## Data rows:

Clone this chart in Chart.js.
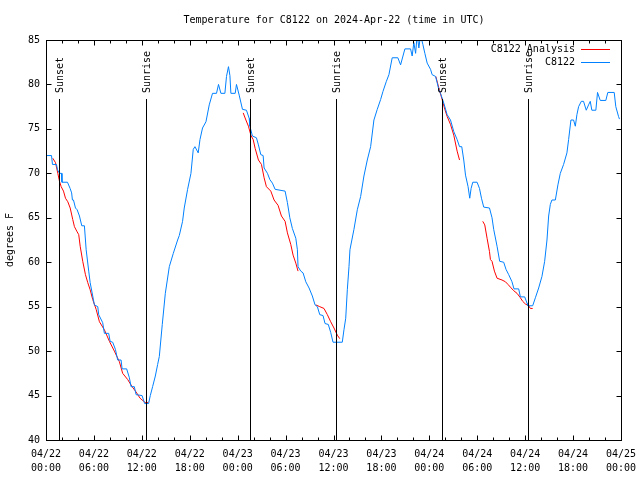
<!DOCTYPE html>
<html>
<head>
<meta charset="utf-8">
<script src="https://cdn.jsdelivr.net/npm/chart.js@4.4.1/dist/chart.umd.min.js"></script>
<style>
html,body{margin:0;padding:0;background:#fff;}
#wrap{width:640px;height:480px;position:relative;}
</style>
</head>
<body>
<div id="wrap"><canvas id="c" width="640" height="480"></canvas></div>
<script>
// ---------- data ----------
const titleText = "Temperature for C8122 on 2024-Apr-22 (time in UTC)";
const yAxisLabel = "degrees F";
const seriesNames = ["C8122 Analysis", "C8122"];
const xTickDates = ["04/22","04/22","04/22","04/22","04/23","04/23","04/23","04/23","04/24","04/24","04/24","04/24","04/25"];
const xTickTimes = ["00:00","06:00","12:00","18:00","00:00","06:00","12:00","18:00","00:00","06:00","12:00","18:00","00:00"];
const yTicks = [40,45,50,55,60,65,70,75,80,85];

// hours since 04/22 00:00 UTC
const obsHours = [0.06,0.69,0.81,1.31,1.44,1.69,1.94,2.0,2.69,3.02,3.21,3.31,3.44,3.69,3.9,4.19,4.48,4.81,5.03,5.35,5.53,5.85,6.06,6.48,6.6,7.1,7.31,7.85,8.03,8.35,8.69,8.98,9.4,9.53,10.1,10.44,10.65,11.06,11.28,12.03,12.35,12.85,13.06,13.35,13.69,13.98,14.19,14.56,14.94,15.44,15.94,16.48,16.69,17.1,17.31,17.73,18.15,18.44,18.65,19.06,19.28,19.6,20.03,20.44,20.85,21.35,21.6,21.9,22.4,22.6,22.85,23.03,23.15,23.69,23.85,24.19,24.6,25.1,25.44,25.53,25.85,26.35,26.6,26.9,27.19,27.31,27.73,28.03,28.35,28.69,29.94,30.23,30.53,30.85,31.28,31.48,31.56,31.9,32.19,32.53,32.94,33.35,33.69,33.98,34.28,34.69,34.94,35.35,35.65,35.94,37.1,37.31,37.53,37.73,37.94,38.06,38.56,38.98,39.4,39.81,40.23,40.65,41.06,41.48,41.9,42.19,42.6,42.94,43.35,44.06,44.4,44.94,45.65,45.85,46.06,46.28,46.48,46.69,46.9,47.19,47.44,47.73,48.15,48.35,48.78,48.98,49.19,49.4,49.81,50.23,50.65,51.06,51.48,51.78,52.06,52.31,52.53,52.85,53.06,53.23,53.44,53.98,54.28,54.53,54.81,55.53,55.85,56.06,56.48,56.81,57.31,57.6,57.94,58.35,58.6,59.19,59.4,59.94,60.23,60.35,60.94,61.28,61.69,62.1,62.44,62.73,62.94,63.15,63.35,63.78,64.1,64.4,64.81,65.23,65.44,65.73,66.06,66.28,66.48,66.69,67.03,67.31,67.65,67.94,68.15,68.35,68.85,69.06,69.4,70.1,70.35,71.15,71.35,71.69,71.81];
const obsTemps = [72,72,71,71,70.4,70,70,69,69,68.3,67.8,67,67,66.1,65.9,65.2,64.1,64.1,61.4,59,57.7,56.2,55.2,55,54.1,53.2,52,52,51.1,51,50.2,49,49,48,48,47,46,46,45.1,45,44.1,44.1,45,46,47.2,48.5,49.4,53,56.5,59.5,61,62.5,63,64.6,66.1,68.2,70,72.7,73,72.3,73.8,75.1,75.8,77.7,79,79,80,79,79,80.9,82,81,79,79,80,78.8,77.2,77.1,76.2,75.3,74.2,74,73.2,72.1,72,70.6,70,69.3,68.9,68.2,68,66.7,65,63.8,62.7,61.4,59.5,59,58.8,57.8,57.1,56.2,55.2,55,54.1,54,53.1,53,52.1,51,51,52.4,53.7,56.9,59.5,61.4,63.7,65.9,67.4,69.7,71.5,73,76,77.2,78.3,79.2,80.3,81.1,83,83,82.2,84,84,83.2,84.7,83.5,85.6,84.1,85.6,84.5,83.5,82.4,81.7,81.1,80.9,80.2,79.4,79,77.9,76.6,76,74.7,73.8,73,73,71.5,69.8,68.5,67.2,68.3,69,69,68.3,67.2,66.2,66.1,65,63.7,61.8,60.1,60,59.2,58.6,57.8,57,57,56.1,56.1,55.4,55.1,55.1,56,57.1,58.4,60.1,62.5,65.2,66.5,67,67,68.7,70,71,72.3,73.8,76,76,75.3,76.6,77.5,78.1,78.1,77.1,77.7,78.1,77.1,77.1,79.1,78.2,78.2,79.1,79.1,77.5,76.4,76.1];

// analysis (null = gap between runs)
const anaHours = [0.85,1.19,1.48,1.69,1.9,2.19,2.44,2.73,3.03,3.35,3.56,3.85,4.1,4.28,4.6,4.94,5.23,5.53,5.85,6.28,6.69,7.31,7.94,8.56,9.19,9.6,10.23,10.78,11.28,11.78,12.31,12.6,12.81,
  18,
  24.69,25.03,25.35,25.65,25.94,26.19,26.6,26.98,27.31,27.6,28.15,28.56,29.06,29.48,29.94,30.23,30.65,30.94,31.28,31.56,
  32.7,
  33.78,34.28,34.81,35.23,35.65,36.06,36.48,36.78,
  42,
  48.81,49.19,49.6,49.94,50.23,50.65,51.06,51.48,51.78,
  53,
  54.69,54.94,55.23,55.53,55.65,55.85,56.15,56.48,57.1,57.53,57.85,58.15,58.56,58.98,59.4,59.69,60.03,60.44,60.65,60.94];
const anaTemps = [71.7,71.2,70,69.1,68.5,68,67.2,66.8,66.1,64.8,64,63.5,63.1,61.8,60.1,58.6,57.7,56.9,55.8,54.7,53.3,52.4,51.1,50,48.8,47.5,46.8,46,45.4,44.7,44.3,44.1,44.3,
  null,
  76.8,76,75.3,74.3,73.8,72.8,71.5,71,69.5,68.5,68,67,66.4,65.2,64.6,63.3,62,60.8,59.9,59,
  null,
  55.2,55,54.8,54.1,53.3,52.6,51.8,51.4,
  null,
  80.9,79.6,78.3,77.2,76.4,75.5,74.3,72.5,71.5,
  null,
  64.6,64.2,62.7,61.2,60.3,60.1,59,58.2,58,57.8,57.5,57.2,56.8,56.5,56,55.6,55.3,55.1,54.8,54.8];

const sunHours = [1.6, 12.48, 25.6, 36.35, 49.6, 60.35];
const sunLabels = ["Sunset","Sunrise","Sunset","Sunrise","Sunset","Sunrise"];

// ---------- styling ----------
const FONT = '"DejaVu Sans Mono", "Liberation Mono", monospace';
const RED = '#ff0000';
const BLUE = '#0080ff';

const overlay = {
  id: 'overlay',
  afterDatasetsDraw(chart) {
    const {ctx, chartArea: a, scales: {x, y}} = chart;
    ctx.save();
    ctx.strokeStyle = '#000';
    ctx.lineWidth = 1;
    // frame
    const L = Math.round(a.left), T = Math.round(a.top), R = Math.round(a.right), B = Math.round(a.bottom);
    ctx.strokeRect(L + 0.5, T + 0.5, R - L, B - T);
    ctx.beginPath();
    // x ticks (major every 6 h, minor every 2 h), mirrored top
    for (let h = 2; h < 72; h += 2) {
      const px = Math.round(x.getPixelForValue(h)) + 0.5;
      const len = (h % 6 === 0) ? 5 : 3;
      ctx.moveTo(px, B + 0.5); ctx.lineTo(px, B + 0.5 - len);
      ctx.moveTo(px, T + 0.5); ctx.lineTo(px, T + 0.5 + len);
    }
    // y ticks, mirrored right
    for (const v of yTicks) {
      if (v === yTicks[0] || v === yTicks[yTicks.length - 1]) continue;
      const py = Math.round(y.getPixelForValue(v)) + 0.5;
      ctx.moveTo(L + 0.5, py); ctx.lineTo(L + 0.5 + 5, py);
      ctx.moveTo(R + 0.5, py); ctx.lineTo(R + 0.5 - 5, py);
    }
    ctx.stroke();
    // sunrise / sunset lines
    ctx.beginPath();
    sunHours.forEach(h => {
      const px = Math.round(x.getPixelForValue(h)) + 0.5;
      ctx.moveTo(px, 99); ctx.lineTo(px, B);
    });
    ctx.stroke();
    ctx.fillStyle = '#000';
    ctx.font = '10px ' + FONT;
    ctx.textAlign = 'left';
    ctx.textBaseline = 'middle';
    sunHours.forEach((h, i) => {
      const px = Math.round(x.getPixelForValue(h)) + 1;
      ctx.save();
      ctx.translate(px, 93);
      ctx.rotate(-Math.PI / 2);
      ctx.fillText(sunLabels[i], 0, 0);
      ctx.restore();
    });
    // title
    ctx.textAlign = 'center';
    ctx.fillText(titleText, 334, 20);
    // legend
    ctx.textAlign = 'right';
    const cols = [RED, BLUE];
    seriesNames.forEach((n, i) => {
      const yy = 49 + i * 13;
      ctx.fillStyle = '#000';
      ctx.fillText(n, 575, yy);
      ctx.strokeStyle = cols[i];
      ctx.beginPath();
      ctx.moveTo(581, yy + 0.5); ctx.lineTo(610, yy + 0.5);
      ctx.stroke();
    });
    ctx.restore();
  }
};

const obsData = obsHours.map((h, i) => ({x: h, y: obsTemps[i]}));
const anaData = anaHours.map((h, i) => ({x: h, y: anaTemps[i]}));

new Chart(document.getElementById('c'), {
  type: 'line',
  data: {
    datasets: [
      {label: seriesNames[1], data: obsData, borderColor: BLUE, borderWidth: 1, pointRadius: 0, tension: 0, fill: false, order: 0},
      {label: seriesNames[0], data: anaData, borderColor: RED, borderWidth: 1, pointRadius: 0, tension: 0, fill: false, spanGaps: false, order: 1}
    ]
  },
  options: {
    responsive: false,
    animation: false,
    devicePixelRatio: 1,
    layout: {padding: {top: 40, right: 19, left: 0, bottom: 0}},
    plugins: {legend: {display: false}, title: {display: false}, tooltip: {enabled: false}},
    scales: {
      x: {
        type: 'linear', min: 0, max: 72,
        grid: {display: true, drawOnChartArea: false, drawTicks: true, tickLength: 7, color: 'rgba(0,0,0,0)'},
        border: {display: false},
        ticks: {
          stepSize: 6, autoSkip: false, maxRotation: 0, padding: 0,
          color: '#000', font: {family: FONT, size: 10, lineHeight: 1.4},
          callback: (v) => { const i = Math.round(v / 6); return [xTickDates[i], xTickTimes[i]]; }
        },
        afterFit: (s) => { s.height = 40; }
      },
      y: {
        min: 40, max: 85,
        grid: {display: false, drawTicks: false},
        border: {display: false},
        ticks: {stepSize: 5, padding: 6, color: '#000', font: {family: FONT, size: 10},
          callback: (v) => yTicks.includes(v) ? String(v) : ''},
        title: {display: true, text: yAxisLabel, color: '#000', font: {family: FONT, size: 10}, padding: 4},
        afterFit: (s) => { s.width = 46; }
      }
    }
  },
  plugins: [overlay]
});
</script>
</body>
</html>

--

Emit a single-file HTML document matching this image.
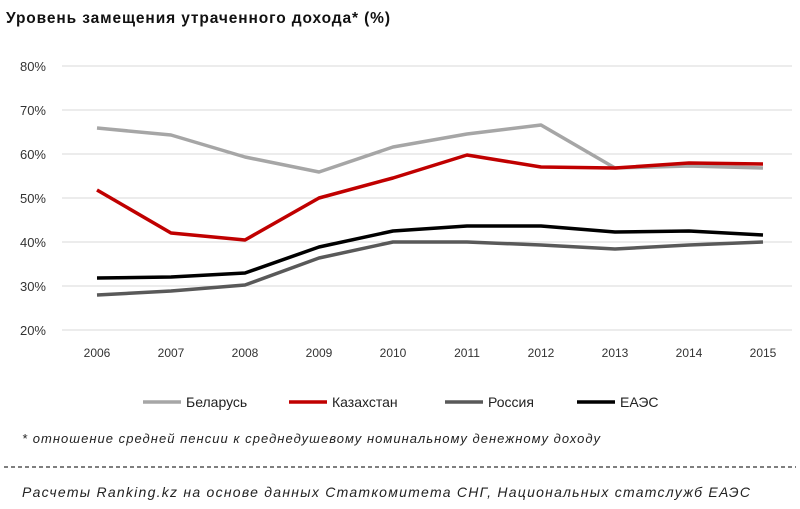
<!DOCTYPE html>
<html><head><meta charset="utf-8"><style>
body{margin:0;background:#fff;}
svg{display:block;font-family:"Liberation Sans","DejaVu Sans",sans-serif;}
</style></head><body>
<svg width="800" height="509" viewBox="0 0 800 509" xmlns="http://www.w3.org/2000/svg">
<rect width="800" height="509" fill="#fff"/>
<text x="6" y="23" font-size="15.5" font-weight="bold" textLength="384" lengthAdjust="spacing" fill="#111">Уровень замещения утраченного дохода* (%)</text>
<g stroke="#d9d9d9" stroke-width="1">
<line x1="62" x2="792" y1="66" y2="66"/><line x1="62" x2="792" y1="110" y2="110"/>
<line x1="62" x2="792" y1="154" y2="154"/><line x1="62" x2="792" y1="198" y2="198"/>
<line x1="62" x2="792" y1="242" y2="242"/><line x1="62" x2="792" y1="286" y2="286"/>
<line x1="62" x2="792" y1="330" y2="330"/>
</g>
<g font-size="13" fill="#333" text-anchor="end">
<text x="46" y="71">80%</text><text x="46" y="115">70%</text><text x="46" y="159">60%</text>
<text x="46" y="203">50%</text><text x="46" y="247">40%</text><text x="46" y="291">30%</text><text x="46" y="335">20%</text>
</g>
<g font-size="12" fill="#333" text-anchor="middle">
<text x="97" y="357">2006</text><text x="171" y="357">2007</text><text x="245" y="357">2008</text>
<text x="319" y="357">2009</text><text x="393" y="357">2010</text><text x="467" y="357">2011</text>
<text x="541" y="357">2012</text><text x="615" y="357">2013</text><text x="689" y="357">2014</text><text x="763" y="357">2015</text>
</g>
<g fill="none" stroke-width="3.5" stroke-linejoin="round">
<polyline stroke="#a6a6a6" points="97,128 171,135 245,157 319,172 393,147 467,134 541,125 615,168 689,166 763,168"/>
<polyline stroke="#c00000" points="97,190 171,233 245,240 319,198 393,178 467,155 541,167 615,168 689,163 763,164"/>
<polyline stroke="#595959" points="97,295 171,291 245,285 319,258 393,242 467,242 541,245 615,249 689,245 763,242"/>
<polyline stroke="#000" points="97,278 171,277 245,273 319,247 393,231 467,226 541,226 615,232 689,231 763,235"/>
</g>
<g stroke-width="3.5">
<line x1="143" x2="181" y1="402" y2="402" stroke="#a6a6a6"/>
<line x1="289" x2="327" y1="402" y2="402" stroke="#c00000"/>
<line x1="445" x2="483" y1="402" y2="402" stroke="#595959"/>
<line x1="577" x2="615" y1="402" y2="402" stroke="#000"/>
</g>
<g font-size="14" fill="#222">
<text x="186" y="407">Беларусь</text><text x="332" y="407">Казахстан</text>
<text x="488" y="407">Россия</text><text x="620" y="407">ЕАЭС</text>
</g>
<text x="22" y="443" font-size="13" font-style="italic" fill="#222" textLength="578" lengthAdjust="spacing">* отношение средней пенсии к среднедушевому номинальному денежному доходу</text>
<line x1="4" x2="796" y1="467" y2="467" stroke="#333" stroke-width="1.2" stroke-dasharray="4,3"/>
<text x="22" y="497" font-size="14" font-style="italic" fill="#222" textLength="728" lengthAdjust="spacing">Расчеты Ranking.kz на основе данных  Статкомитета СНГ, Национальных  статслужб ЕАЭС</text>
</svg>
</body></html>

## Job:
Identify the lines that hold the word "this". Copy every one of them.

## Correct answer:
Clone this chart in Chart.js.
Emit a single-file HTML document matching this image.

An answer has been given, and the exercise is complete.